= Murder of Shakira Spencer =

2022 murder in London, England

Shakira Spencer (13 June 1987 – September 2022) was a 35-year-old mother-of-two from Ealing, west London, who was tortured, beaten and ultimately murdered by Ashana Studholme, Lisa Richardson and Shaun Pendlebury, who she considered to be her friends. On 12 September 2022, the trio left Spencer's body in her flat where her badly decomposed body was discovered by police two weeks later after neighbours noted maggots crawling out of her front door.
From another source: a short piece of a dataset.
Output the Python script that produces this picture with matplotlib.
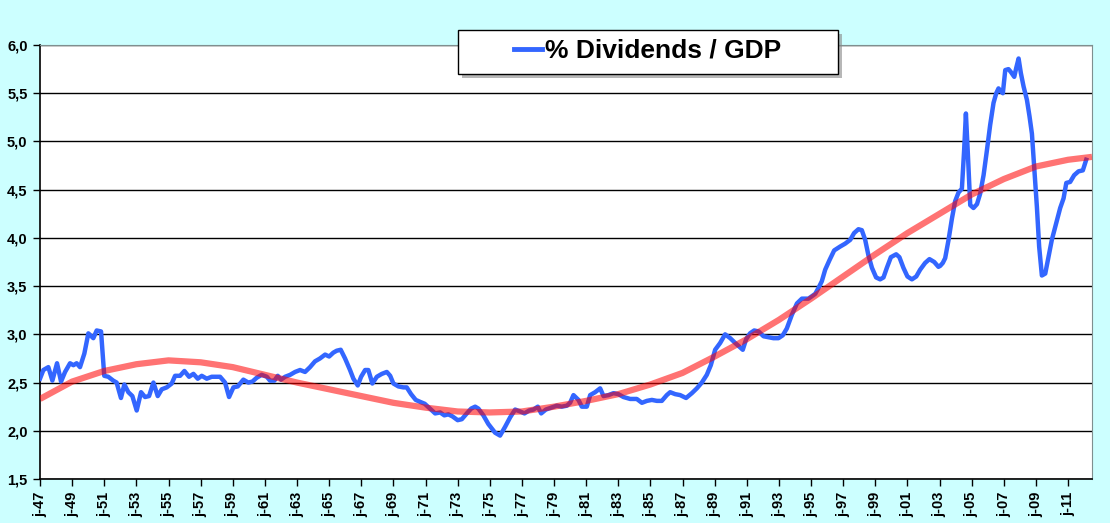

Following a 12-week trial, the trio were found guilty of her murder in December 2023 and subsequently sentenced to life with a minimum of 34 years in February 2024.

==Background==
Born on 13 June 1987, Spencer was described by neighbours as "a loveable person, but very slow and socially awkward who presented as someone with learning difficulties". She was befriended by Ashana Studholme in 2021 when Studholme became her neighbour. After drawing Spencer into her social circle, which included introducing her to drugs, and isolating her from everyone she had previously known, Studholme and two accomplices, her friend Lisa Richardson and former boyfriend Shaun Pendlebury, subjected Spencer to several months of abuse, which included torture and beatings. Spencer was also treated like a slave by the trio, who forced her to run errands, controlled her income, and fed her on sachets of ketchup. The abuse culminated on 12 September 2022, when Spencer was beaten "to the brink of death" at Studholme's flat, then driven home by Studholme and Pendlebury in the boot of Studholme's car, where she was locked in a hall cupboard and later died as a result of her injuries. Her badly decomposed body was discovered almost two weeks later, on 25 September, when neighbours reported seeing maggots crawling from under the front door of Spencer's flat. Investigators were unable to determine the exact time of death.

==Arrest and trial==
Studholme, Richardson and Pendlebury were arrested the following day after police were contacted by a relative of Pendlebury's to whom he had confessed his role in the killing. Three days later, following the discovery of text messages and mobile phone recordings showing Spencer being beaten by the trio, they were charged with her murder. On 30 September, all three defendants appeared at Westminster Magistrates Court, where they were remanded in custody. They pleaded not-guilty on 20 December, and a trial date was set the following year for 4 September 2023.

Following a 12-week trial at the Old Bailey, Studholme, Richardson and Pendlebury were convicted of Spencer's murder on 11 December 2023. Following the trial, Ealing Borough Council said it had launched an Adult Safeguarding Review of the case. In February 2024, Studholme, Richardson and Pendlebury were each sentenced to life imprisonment with a minimum term of 34 years. In her sentencing statement, Judge Angela Rafferty told the trio they had shown no remorse for their actions and their only concern was for themselves. All three will become eligible for parole on 25 May 2056.